[Exercise objective]
Return the lines below exactly, from the first line to the line that contains "const referenceRatio = [1.03];". Leave out pictures.

[Data shown]
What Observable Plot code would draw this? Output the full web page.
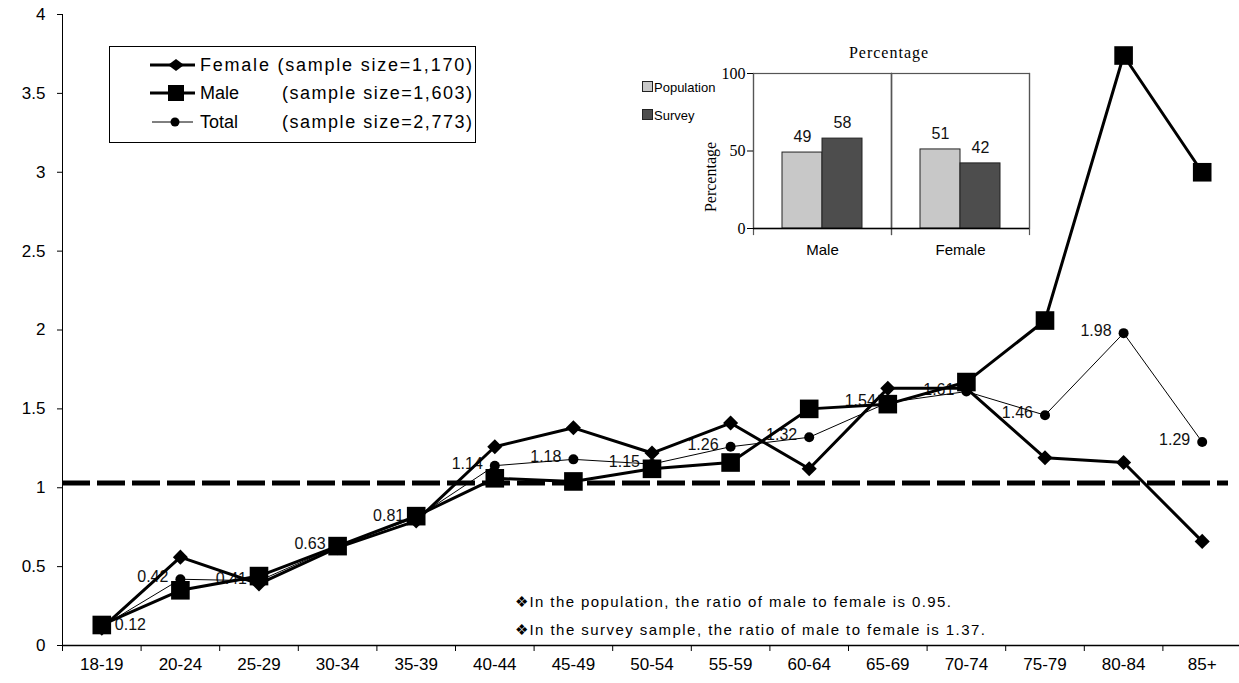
<!DOCTYPE html>
<html>
<head>
<meta charset="utf-8">
<script src="https://cdn.jsdelivr.net/npm/d3@7"></script>
<script src="https://cdn.jsdelivr.net/npm/@observablehq/plot@0.6"></script>
<style>
  body { margin: 0; background: #fff; }
  #wrap { position: relative; width: 1239px; height: 683px; overflow: hidden; font-family: "Liberation Sans", Arial, sans-serif; }
  #wrap > .layer { position: absolute; left: 0; top: 0; }
  #inset { position: absolute; left: 640px; top: 30px; }
</style>
</head>
<body>
<div id="wrap">
  <div class="layer" id="main"></div>
  <div id="inset"></div>
  <svg class="layer" id="overlay" width="1239" height="683"></svg>
</div>
<script>
// ---------- data ----------
const ageGroups = ["18-19","20-24","25-29","30-34","35-39","40-44","45-49","50-54","55-59","60-64","65-69","70-74","75-79","80-84","85+"];
const female = [0.11,0.56,0.39,0.62,0.79,1.26,1.38,1.22,1.41,1.12,1.63,1.63,1.19,1.16,0.66];
const male   = [0.13,0.35,0.44,0.63,0.82,1.06,1.04,1.12,1.16,1.50,1.53,1.67,2.06,3.74,3.00];
const total  = [0.12,0.42,0.41,0.63,0.81,1.14,1.18,1.15,1.26,1.32,1.54,1.61,1.46,1.98,1.29];
const yTicks = [0,0.5,1,1.5,2,2.5,3,3.5,4];
const referenceRatio = [1.03];

const legendNames = ["Female", "Male", "Total"];
const legendSizes = ["(sample size=1,170)", "(sample size=1,603)", "(sample size=2,773)"];
const notes = [
  "\u2756In the population, the ratio of male to female is 0.95.",
  "\u2756In the survey sample, the ratio of male to female is 1.37."
];

const insetGroups = ["Male", "Female"];
const insetSeries = ["Population", "Survey"];
const population = [49, 51];
const survey = [58, 42];
const insetTicks = [0, 50, 100];
const insetTitle = "Percentage";

// ---------- main chart ----------
const rows = ageGroups.map((g, i) => ({i, g, female: female[i], male: male[i], total: total[i]}));
const fmt = d3.format(".2f");
const sans = "Liberation Sans, Arial, sans-serif";

const main = Plot.plot({
  width: 1239,
  height: 683,
  marginLeft: 62,
  marginRight: -2,
  marginTop: 14,
  marginBottom: 38,
  style: {fontFamily: sans, fontSize: "17px", background: "transparent", overflow: "visible", color: "#000"},
  x: {domain: [-0.5, ageGroups.length - 0.5]},
  y: {domain: [0, 4]},
  marks: [
    Plot.ruleY(referenceRatio, {stroke: "#000", strokeWidth: 5, strokeDasharray: "28 7", insetRight: 13}),
    Plot.text(rows.filter(d => d.i === 0), {x: "i", y: "total", text: d => fmt(d.total), textAnchor: "start", dx: 13, dy: -2, fontSize: 16, fill: "#111"}),
    Plot.text(rows.filter(d => d.i > 0), {x: "i", y: "total", text: d => fmt(d.total), textAnchor: "end", dx: -12, dy: -2, fontSize: 16, fill: "#111"}),
    Plot.line(rows, {x: "i", y: "total", stroke: "#000", strokeWidth: 1}),
    Plot.line(rows, {x: "i", y: "female", stroke: "#000", strokeWidth: 3}),
    Plot.line(rows, {x: "i", y: "male", stroke: "#000", strokeWidth: 3}),
    Plot.dot(rows, {x: "i", y: "total", r: 5, fill: "#000", stroke: null}),
    Plot.dot(rows, {x: "i", y: "female", symbol: "diamond2", r: 6.8, fill: "#000", stroke: null}),
    Plot.dot(rows, {x: "i", y: "male", symbol: "square", r: 10.5, fill: "#000", stroke: null}),
    Plot.ruleX([-0.5], {stroke: "#000", strokeWidth: 1}),
    Plot.ruleY([0], {stroke: "#000", strokeWidth: 1.5}),
    Plot.axisY({ticks: yTicks, tickSize: 5, tickPadding: 12, tickFormat: d => String(d), label: null, fontSize: 17}),
    Plot.axisX({ticks: d3.range(ageGroups.length + 1).map(k => k - 0.5), tickSize: 6, tickFormat: () => "", label: null}),
    Plot.axisX({ticks: d3.range(ageGroups.length), tickSize: 0, tickPadding: 12, tickFormat: i => ageGroups[i], label: null, fontSize: 17})
  ]
});
document.getElementById("main").appendChild(main);

// ---------- inset chart ----------
const insetRows = [];
insetGroups.forEach((g, k) => {
  insetRows.push({group: g, series: insetSeries[0], value: population[k]});
  insetRows.push({group: g, series: insetSeries[1], value: survey[k]});
});
const inset = Plot.plot({
  width: 420,
  height: 238,
  marginLeft: 113,
  marginRight: 31,
  marginTop: 43,
  marginBottom: 40,
  style: {fontFamily: sans, fontSize: "15px", background: "transparent", overflow: "visible", color: "#000"},
  fx: {domain: insetGroups, padding: 0},
  x: {domain: insetSeries, paddingInner: 0, paddingOuter: 0.7, axis: null},
  y: {domain: [0, 100]},
  color: {domain: insetSeries, range: ["#c8c8c8", "#4d4d4d"]},
  marks: [
    Plot.frame({stroke: "#555", strokeWidth: 1.2}),
    Plot.frame({anchor: "left", stroke: "#555", strokeWidth: 1.2, insetBottom: -6}),
    Plot.frame({anchor: "right", stroke: "#555", strokeWidth: 1.2, insetBottom: -6}),
    Plot.barY(insetRows, {fx: "group", x: "series", y: "value", fill: "series", stroke: "#222", strokeWidth: 1}),
    Plot.text(insetRows, {fx: "group", x: "series", y: "value", text: d => String(d.value), dy: -16, fontSize: 16, fill: "#111"}),
    Plot.ruleY([0], {stroke: "#000", strokeWidth: 1.5}),
    Plot.axisY({ticks: insetTicks, tickSize: 6, tickPadding: 2, label: null, fontFamily: "Liberation Serif, Times New Roman, serif", fontSize: 16}),
    Plot.axisFx({anchor: "bottom", tickSize: 0, tickPadding: 16, label: null, fontSize: 15, style: {letterSpacing: "1px"}})
  ]
});
document.getElementById("inset").appendChild(inset);

// ---------- overlay: legend, notes, inset title/legend ----------
const ov = d3.select("#overlay");
ov.style("font-family", sans);

// main legend box
ov.append("rect").attr("x", 109.5).attr("y", 46.5).attr("width", 366).attr("height", 96)
  .attr("fill", "#fff").attr("stroke", "#000").attr("stroke-width", 1);
const rowY = [65, 93, 122];
// Female sample
ov.append("line").attr("x1", 150).attr("x2", 195).attr("y1", rowY[0]).attr("y2", rowY[0]).attr("stroke", "#000").attr("stroke-width", 3);
ov.append("path").attr("d", `M${176 - 8},${rowY[0]}L176,${rowY[0] - 6}L${176 + 8},${rowY[0]}L176,${rowY[0] + 6}Z`).attr("fill", "#000");
// Male sample
ov.append("line").attr("x1", 150).attr("x2", 195).attr("y1", rowY[1]).attr("y2", rowY[1]).attr("stroke", "#000").attr("stroke-width", 3);
ov.append("rect").attr("x", 168).attr("y", rowY[1] - 8).attr("width", 16).attr("height", 16).attr("fill", "#000");
// Total sample
ov.append("line").attr("x1", 152).attr("x2", 193).attr("y1", rowY[2]).attr("y2", rowY[2]).attr("stroke", "#000").attr("stroke-width", 1);
ov.append("circle").attr("cx", 175).attr("cy", rowY[2]).attr("r", 4.5).attr("fill", "#000");

ov.append("text").attr("x", 200).attr("y", rowY[0]).attr("dy", "0.35em").attr("font-size", 18)
  .attr("textLength", 272).attr("lengthAdjust", "spacing").text(legendNames[0] + " " + legendSizes[0]);
[1, 2].forEach(k => {
  ov.append("text").attr("x", 200).attr("y", rowY[k]).attr("dy", "0.35em").attr("font-size", 18).text(legendNames[k]);
  ov.append("text").attr("x", 282).attr("y", rowY[k]).attr("dy", "0.35em").attr("font-size", 18)
    .attr("textLength", 190).attr("lengthAdjust", "spacing").text(legendSizes[k]);
});

// notes
const noteY = [602, 630];
const noteLen = [436, 470];
notes.forEach((t, k) => {
  ov.append("text").attr("x", 515).attr("y", noteY[k]).attr("dy", "0.35em").attr("font-size", 15)
    .attr("textLength", noteLen[k]).attr("lengthAdjust", "spacing").text(t);
});

// inset title and y label
const serif = "Liberation Serif, Times New Roman, serif";
ov.append("text").attr("x", 889).attr("y", 52).attr("dy", "0.35em").attr("text-anchor", "middle")
  .attr("font-family", serif).attr("font-size", 16).style("letter-spacing", "1px").text(insetTitle);
ov.append("text").attr("transform", "translate(710,177) rotate(-90)").attr("dy", "0.35em").attr("text-anchor", "middle")
  .attr("font-family", serif).attr("font-size", 16).text(insetTitle);

// inset legend
const insetLegendY = [87, 115];
const insetColors = ["#c8c8c8", "#4d4d4d"];
insetSeries.forEach((s, k) => {
  ov.append("rect").attr("x", 642.5).attr("y", insetLegendY[k] - 5.5).attr("width", 10).attr("height", 10)
    .attr("fill", insetColors[k]).attr("stroke", "#222").attr("stroke-width", 1);
  ov.append("text").attr("x", 654).attr("y", insetLegendY[k]).attr("dy", "0.35em").attr("font-size", 13).text(s);
});
</script>
</body>
</html>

[The completed task]
What Observable Plot code would draw this? Output the full web page.
<!DOCTYPE html>
<html>
<head>
<meta charset="utf-8">
<script src="https://cdn.jsdelivr.net/npm/d3@7"></script>
<script src="https://cdn.jsdelivr.net/npm/@observablehq/plot@0.6"></script>
<style>
  body { margin: 0; background: #fff; }
  #wrap { position: relative; width: 1239px; height: 683px; overflow: hidden; font-family: "Liberation Sans", Arial, sans-serif; }
  #wrap > .layer { position: absolute; left: 0; top: 0; }
  #inset { position: absolute; left: 640px; top: 30px; }
</style>
</head>
<body>
<div id="wrap">
  <div class="layer" id="main"></div>
  <div id="inset"></div>
  <svg class="layer" id="overlay" width="1239" height="683"></svg>
</div>
<script>
// ---------- data ----------
const ageGroups = ["18-19","20-24","25-29","30-34","35-39","40-44","45-49","50-54","55-59","60-64","65-69","70-74","75-79","80-84","85+"];
const female = [0.11,0.56,0.39,0.62,0.79,1.26,1.38,1.22,1.41,1.12,1.63,1.63,1.19,1.16,0.66];
const male   = [0.13,0.35,0.44,0.63,0.82,1.06,1.04,1.12,1.16,1.50,1.53,1.67,2.06,3.74,3.00];
const total  = [0.12,0.42,0.41,0.63,0.81,1.14,1.18,1.15,1.26,1.32,1.54,1.61,1.46,1.98,1.29];
const yTicks = [0,0.5,1,1.5,2,2.5,3,3.5,4];
const referenceRatio = [1.03];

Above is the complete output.